At least logically I see that could happen, but my heart disagrees. I see lambda calculus as a root of the conjoined tree[0] which supports all of modern programming. It feels to me like calling written English esoteric because some people get by without reading and writing!
(I'm certainyl not saying you're wrong, but just that it's fascinating how different two valid perspectives can be.)
[0] https://en.wikipedia.org/wiki/Inosculation
File under "old man yells at cloud."
If there is anything that helped me 'see the light' then it was this: that I could build anything with a core that small.
It is most assuredly different than typical languages, but I don't think that means "esoteric". As an industry, we're sort of lost if "esoteric" means anything that doesn't look like Algol.
I'm of the opinion that one must write a forth to grok forth, and I'm far from alone in that. However, I'd not quite call forth itself esoteric. But to many, it's a language family... of which most of the members are esoteric inasmuch they only have a single user.
* shout-out to my friend whose forth supports lists, hash tables, and structs through syntactic sugar... https://github.com/cstrainge/sorth
But more to your point. FORTH was used in a time when the predominant mode of coding was to construct more complex programs from less complex programs, so application developers usually got their hands dirty with some lower level aspects. That is... the application programmers chose the lower level abstractions they wanted to use. Now that we're beyond that and have, as an industry, decided that van Rossom and Latner are the only people who are allowed to define low-level abstractions, it's a lot harder to do that.
(Again, file this one under "old man yells at cloud.")
[2nd edit]
Maybe it's best to think of FORTH as a DSL construction kit. Lisp is kinda-sorta the same way. As you point out, it's super easy for someone to develop DSLs that require coders to understand not only their application domain, but also how the language and it's underlying hardware abstractions operate. And when you're using someone else's DSL, you have to understand how they thought about the problem domain. And we stopped teaching how to analyze that in the 80s.
Also... +1 on the "you've got to write it to understand it." And in the 80s, the documentation wasn't super. Leo Brodie's book was great to get you started, but understanding things like ' (tick) and how to program in "idiomatic forth" was a challenge. So I would add, "not only do you have to code FORTH to understand FORTH, you also have to rip someone elses' FORTH program apart to understand the more advanced bits." -- I could be wrong about that today, it's been a while since I did a survey of FORTH documentation.
It isn't how we teach math in the two countries I've lived in. Lisp is just as weird. Many people see a mathematical expression and panic. A level up from them, people see a mathematical expression in some source code and expect it to respect the symbol precedence that they were taught in grade school -- which they can "understand" without knowing how the language parses and abstracts all that away. And maybe their understanding is flawed but they can survive as programmers for decades without ever going deeper. Lisps, FORTHs, etc., don't allow you to proceed without understanding.
Forth is not that.
It was designed as a practical, stack-based language for embedded systems, instrumentation, and real-time applications. It emphasizes simpilcity, extensibility, and efficiency, and has been widely used in space missions, robotics, and hardware control. While its stack-oriented, postfix syntax can look unusual to those used to C-like languages, its purpose is entirely practical, not experimental or artistic.

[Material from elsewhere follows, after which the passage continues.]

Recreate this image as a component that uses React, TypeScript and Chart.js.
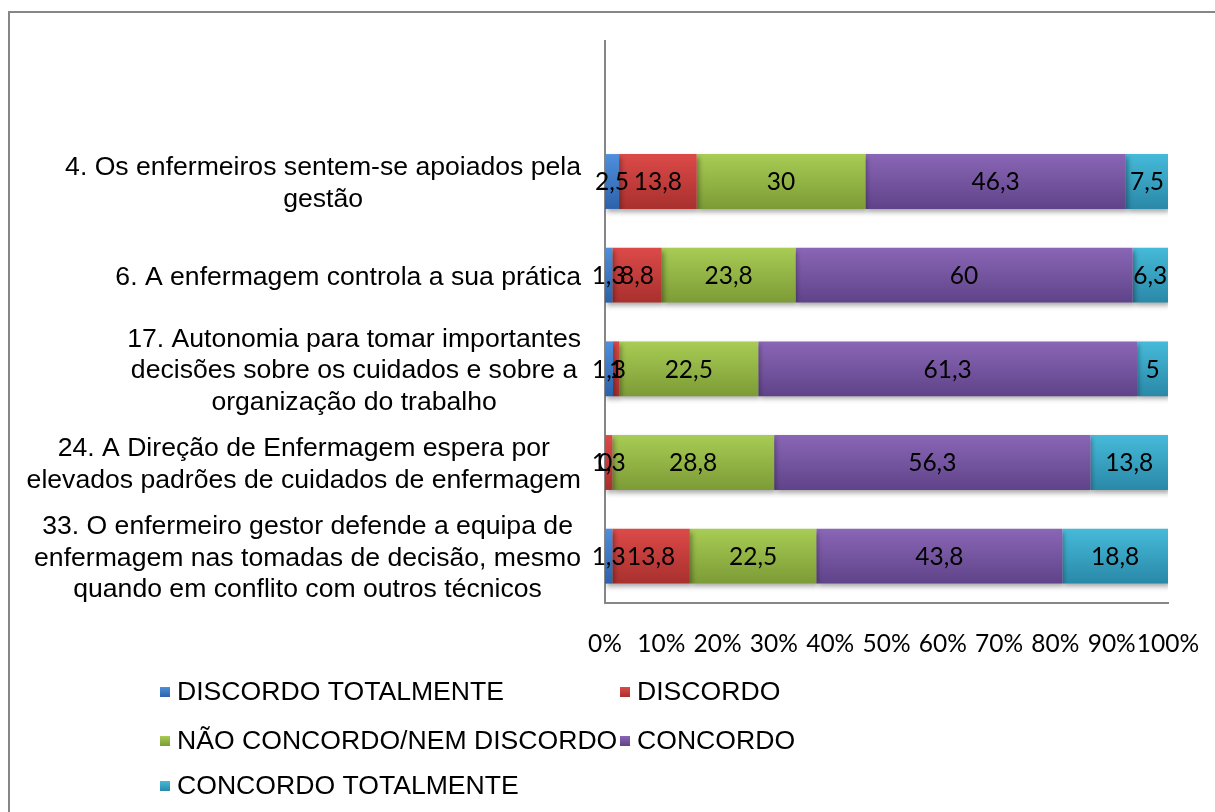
import React, { useEffect, useRef } from "react";
import { Chart, registerables } from "chart.js";

Chart.register(...registerables);

const categories: string[][] = [
  [],
  ["4. Os enfermeiros sentem-se apoiados pela", "gestão"],
  ["6. A enfermagem controla a sua prática"],
  ["17. Autonomia para tomar importantes", "decisões sobre os cuidados e sobre a", "organização do trabalho"],
  ["24. A Direção de Enfermagem espera por", "elevados padrões de cuidados de enfermagem"],
  ["33. O enfermeiro gestor defende a equipa de", "enfermagem nas tomadas de decisão, mesmo", "quando em conflito com outros técnicos"],
];

const seriesNames = [
  "DISCORDO TOTALMENTE",
  "DISCORDO",
  "NÃO CONCORDO/NEM DISCORDO",
  "CONCORDO",
  "CONCORDO TOTALMENTE",
];

const discordoTotalmente = [null, 2.5, 1.3, 1.3, 0, 1.3];
const discordo = [null, 13.8, 8.8, 1, 1.3, 13.8];
const naoConcordoNemDiscordo = [null, 30, 23.8, 22.5, 28.8, 22.5];
const concordo = [null, 46.3, 60, 61.3, 56.3, 43.8];
const concordoTotalmente = [null, 7.5, 6.3, 5, 13.8, 18.8];

const xTicks = [0, 10, 20, 30, 40, 50, 60, 70, 80, 90, 100];

const colorsTop = ["#4f8fdc", "#dc4a48", "#a8cc54", "#8a66b6", "#46bad9"];
const colorsBottom = ["#2c62aa", "#a8302e", "#7c9b36", "#5f4389", "#2a88a8"];
const colorsMid = ["#3b79c6", "#c83c3a", "#94b845", "#7656a2", "#36a2c2"];

const AXIS_COLOR = "#868686";
const LABEL_FONT = "26.6px 'Liberation Sans', Arial, sans-serif";
const NUM_FONT = "24.5px Lato, 'Open Sans', sans-serif";

const BAR_PCT = 0.586;

export default function App() {
  const ref = useRef<HTMLCanvasElement | null>(null);

  useEffect(() => {
    const canvas = ref.current;
    if (!canvas) return;
    const raw = [discordoTotalmente, discordo, naoConcordoNemDiscordo, concordo, concordoTotalmente];
    const totals = categories.map((_, i) => {
      let s = 0;
      let any = false;
      raw.forEach((arr) => {
        const v = arr[i];
        if (v !== null && v !== undefined) {
          s += v;
          any = true;
        }
      });
      return any ? s : null;
    });
    const pct = raw.map((arr) =>
      arr.map((v, i) => (v === null || totals[i] === null ? null : (v / (totals[i] as number)) * 100))
    );

    const gradientFor = (dsIndex: number) => (ctx: any) => {
      const chart = ctx.chart;
      const area = chart.chartArea;
      const yScale = chart.scales && chart.scales.y;
      if (!area || !yScale || ctx.dataIndex === undefined) return colorsMid[dsIndex];
      const yc = yScale.getPixelForValue(ctx.dataIndex);
      const band = (area.bottom - area.top) / categories.length;
      const half = (band * BAR_PCT) / 2;
      const g = chart.ctx.createLinearGradient(0, yc - half, 0, yc + half);
      g.addColorStop(0, colorsTop[dsIndex]);
      g.addColorStop(1, colorsBottom[dsIndex]);
      return g;
    };

    const decorPlugin = {
      id: "decor",
      beforeDraw(chart: any) {
        const c = chart.ctx;
        c.save();
        c.fillStyle = "#ffffff";
        c.fillRect(0, 0, chart.width, chart.height);
        c.fillStyle = AXIS_COLOR;
        c.fillRect(8, 11, chart.width - 8, 2);
        c.fillRect(8, 11, 2, chart.height - 11);
        c.restore();
      },
      beforeDatasetsDraw(chart: any) {
        const c = chart.ctx;
        c.save();
        c.shadowColor = "rgba(0,0,0,0.35)";
        c.shadowBlur = 5;
        c.shadowOffsetX = 2;
        c.shadowOffsetY = 3;
      },
      afterDatasetsDraw(chart: any) {
        const c = chart.ctx;
        c.restore();
        c.save();
        c.font = NUM_FONT;
        c.fillStyle = "#000000";
        c.textAlign = "center";
        c.textBaseline = "middle";
        chart.data.datasets.forEach((ds: any, di: number) => {
          const meta = chart.getDatasetMeta(di);
          meta.data.forEach((el: any, i: number) => {
            const v = raw[di][i];
            if (v === null || v === undefined) return;
            const p = el.getCenterPoint();
            c.fillText(String(v).replace(".", ","), p.x, p.y + 1);
          });
        });
        c.restore();
      },
      afterDraw(chart: any) {
        const c = chart.ctx;
        const yScale = chart.scales.y;
        c.save();
        c.font = LABEL_FONT;
        c.fillStyle = "#000000";
        c.textAlign = "center";
        c.textBaseline = "middle";
        const rightEdge = 581;
        const lh = 31.5;
        categories.forEach((lines, i) => {
          if (!lines.length) return;
          const maxW = Math.max(...lines.map((l) => c.measureText(l).width));
          const cx = rightEdge - maxW / 2;
          const yc = yScale.getPixelForTick(i) + 2;
          const y0 = yc - ((lines.length - 1) * lh) / 2;
          lines.forEach((l, k) => c.fillText(l, cx, y0 + k * lh));
        });
        const legendPos = [
          [160, 692],
          [620, 692],
          [160, 741],
          [620, 741],
          [160, 786],
        ];
        c.textAlign = "left";
        seriesNames.forEach((name, i) => {
          const [x, y] = legendPos[i];
          const g = c.createLinearGradient(0, y - 5, 0, y + 5);
          g.addColorStop(0, colorsTop[i]);
          g.addColorStop(1, colorsBottom[i]);
          c.fillStyle = g;
          c.fillRect(x, y - 5, 10, 10);
          c.fillStyle = "#000000";
          c.fillText(name, x + 17, y + 1);
        });
        c.restore();
      },
    };

    const chart = new Chart(canvas, {
      type: "bar",
      data: {
        labels: categories.map((l) => l.join(" ")),
        datasets: seriesNames.map((name, di) => ({
          label: name,
          data: pct[di] as any,
          backgroundColor: gradientFor(di),
          borderWidth: 0,
          categoryPercentage: 1,
          barPercentage: BAR_PCT,
        })),
      },
      options: {
        indexAxis: "y",
        responsive: false,
        animation: false,
        events: [],
        layout: { padding: { top: 41, right: 47, left: 0, bottom: 0 } },
        plugins: {
          legend: { display: false },
          tooltip: { enabled: false },
          title: { display: false },
        },
        scales: {
          x: {
            stacked: true,
            min: 0,
            max: 100,
            afterFit: (s: any) => {
              s.height = 812 - 603;
              s.paddingLeft = 0;
              s.paddingRight = 0;
            },
            afterBuildTicks: (s: any) => {
              s.ticks = xTicks.map((v) => ({ value: v }));
            },
            grid: { display: false, drawTicks: false },
            border: { display: true, color: AXIS_COLOR, width: 2 },
            ticks: {
              padding: 26,
              color: "#000000",
              font: { family: "Lato, 'Open Sans', sans-serif", size: 24.5 },
              callback: (v: any) => v + "%",
              maxRotation: 0,
              autoSkip: false,
            },
          },
          y: {
            stacked: true,
            afterFit: (s: any) => {
              s.width = 605;
              s.paddingTop = 0;
              s.paddingBottom = 0;
            },
            grid: { display: false, drawTicks: false },
            border: { display: true, color: AXIS_COLOR, width: 2 },
            ticks: { display: false },
          },
        },
      },
      plugins: [decorPlugin],
    });

    return () => chart.destroy();
  }, []);

  return (
    <div style={{ position: "absolute", left: 0, top: 0, width: 1215, height: 812, overflow: "hidden" }}>
      <canvas ref={ref} width={1215} height={812} style={{ display: "block" }} />
    </div>
  );
}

> Here's the definition from the esoteric programming language wiki, which is a lovely resource for anyone interested https://esolangs.org/wiki/Esoteric_programming_language:
> "An esoteric programming language is a computer programming language designed to experiment with weird ideas, to be hard to program in, or as a joke, rather than for practical use."
It's available at https://howerj.github.io/subleq.htm if you want to try it online.
Consider for example the Olympus language highlighted in the article. It is impractically verbose but is all the more amusing for it.
Other examples include languages made entirely from whitespace, one that I can't remember the name of that is designed to read like poetry in either German or English, and LOLCODE which is to be written in the style of lol cats memes.
It reminded me of an overambitious educational game idea: The player builds interpreters for prayers directed at several gods, each cult having its own theurgic practices resembling different programming paradigms: https://gashlin.net/blog/pages/2010-12-25-shell-script-of-th...
EDIT: According to https://esolangs.org/wiki/Olympus, you need more epithets if the line of code is more demanding (?), and you need to use varying ones, but other than that they aren't syntactic
Question for the author if they are here: why not use one of the many languages that compile to Wasm to write compilers for esoteric languages?
And then there's the legendary https://github.com/hundredrabbits/Orca
"Orca is an esoteric programming language designed to quickly create procedural sequencers, in which every letter of the alphabet is an operation, where lowercase letters operate on bang, uppercase letters operate each frame."
The one I created for class supports supports concurrency, regular expressions, HTTP requests, and file I/O. The challenging part is that every line executes concurrently in round-robin style (one command per line). There are only 8 commands and each line can only store a single string value.
https://austinhenley.com/blog/hofstadter.html
Although I discuss esolang history in the Spectrum piece (something I get deeper into on my blog, https://esoteric.codes), the book is a monograph of my esolangs specifically: Folders, Entropy, Olympus and more; some are collected at https://danieltemkin.com/Esolangs. It’s meant to make esolangs approachable, focusing on concept rather than technical aspects of the languages. I wrote it to encourage people to experiment with esolangs and to show the community-based nature of the work: the delightful conversation that happens when another programmer takes your language in a direction you would never have conceived of.
The languages range from fully implemented works to pieces that are not implementable (e.g. Past Tense is a language whose programs are not runnable by definition and would cease to be programs if they were https://github.com/rottytooth/PastTense). There’s one where even articulating a program into words or symbols invalidates it: only unreified thought is valid.
The languages are presented first as prompts. In the second half, I present details on those that are implemented, showing the sometimes surprising results of carrying out the initial idea. I hope it will expand the conversation around esoteric languages as an art form.